Geschichten:Rachedurst Teil 1
Gräfliche Pfalz Zwingzahn, Pfalzgrafschaft Reichsgau, Grafschaft Hartsteen, Anfang Tsa 1027 BF
Bereits seit einer ganzen Stunde saß Bernhelm von Wetterfels reglos an seinem breiten Tisch aus Kiefernholz und starrte auf das Schriftstück in seinen Händen. Schließlich legte er den Papierbogen behutsam auf die lederne Mappe, aus der er ihn genommen hatte. Seine rechte Hand tastete kurz nach dem schweren Kelch und fand ihn auch, um ihn zügig zu seinem Mund zu führen.
Die Tür öffnete sich leise und der Junker von Firunshöh trat ein. Er glättete seinen Wappenrock und räusperte sich leise.
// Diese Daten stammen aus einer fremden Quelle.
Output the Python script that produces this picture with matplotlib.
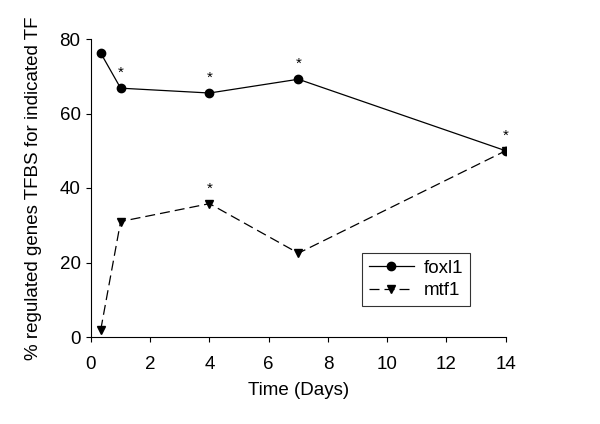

„Ihr hattet nach mir rufen lassen, mein Gebieter?“
Der Graf reagierte langsam und sah schließlich auf. „Recht so, trete er doch näher.“
Wiederum vergingen einige Momente des Schweigens bis Bernhelm sich von seinen Gedankenspielen lösen konnte. „Unser höchst geschätzter Freund aus Greifenfurt hat uns geantwortet und in seinem Brief finden sich äußerst aufschlussreiche Details. Doch mich dünkt, dass man sich darum erst später kümmern sollte. Der Spitzel, den Ihr aufgetrieben habt, hat mir ebenfalls sehr delikate Dinge berichtet.“ In der Stimme des Grafen schwang eine Note mit, die für von Firunshöh schwer zu deuten war.
„Was gedenkt Ihr zu tun, mein Herr, wenn Ihr mir die Frage erlauben würdet?“ Die Neugier des Junkers war geweckt worden, denn auch er brannte seit der unseligen Begegnung mit den Pulethanern vor den Toren der gräflichen Pfalz zu Wetterfels, auf eine passende Gelegenheit sich zu revanchieren.
Mit einem Mal erhob sich der sonst schwerfällig wirkende Graf von seinem hochlehnigen Stuhl. Seine Augen leuchteten lebhaft und die Ader an seinem Hals war vor Aufregung dick geschwollen. „Wir sitzen jetzt schon Monde herum und zermartern uns den Schädel, wie wir es diesen Schurken mit gleicher Münze heimzahlen können. Ich sind es leid, nur herum zu hocken und politische Eventualitäten abzuwägen!“ Die Stimme des Grafen verwandelte sich in ein bedrohliches Knurren. „Der Reichsbehüter bestallte mich nicht zu seinem Lehnsmann, weil ich stets wartete und meinen Tatendrang im Zaum hielt!“
Der Junker verneigte sich respektvoll. „Ihr habt natürlich Recht, mein Herr, aber überlegt doch, ob wir nicht...“
„Genug von diesem Unfug!“ fiel Bernhelm seinem Untergebenen harsch ins Wort. „Ruft unsere Ritter zusammen, sattelt die Rösser, noch heute werden wir aufbrechen! Sagt Eurem Bruder Vicarius, dass er in der Zeit unserer Abwesenheit meinem Vogt bei der Verwaltung der Pfalz zur Hand gehen soll.“
Die letzte Lethargie schien binnen einem Herzschlag von Wetterfels abgefallen zu sein. Die alte Kraft, die ihn auf den Schlachtfeldern der Vergangenheit von Sieg zu Sieg geführt hatte, schien wieder durch seine Adern zu pulsieren und seinen Geist mit Leben zu erfüllen.
Radulf von Firunshöh nickte beflissen und drehte sich zackig um, um sofort den Befehl seines Dienstherren auszuführen, als die Bassstimme des Pfalzgrafen wieder durch den hohen Raum tönte: „Ach Junker, noch etwas.“
Der Angesprochene hielt inne, drehte sich erneut um und verneigte sich knapp. „Wie kann ich Euch noch zu Diensten sein?“
„Sollte dieser Spitzel nicht Recht behalten mit seinen Behauptungen, wisst Ihr doch, dass mich das äußerst ärgerlich und ungehalten stimmen könnte.“
Junker von Firunshöh schluckte schwer und versicherte dem Grafen eilig, dass alles bestimmt so sein würde, wie der Spion es berichtet hatte. Dann verließ er mit hastigen Schritten das Arbeitszimmer.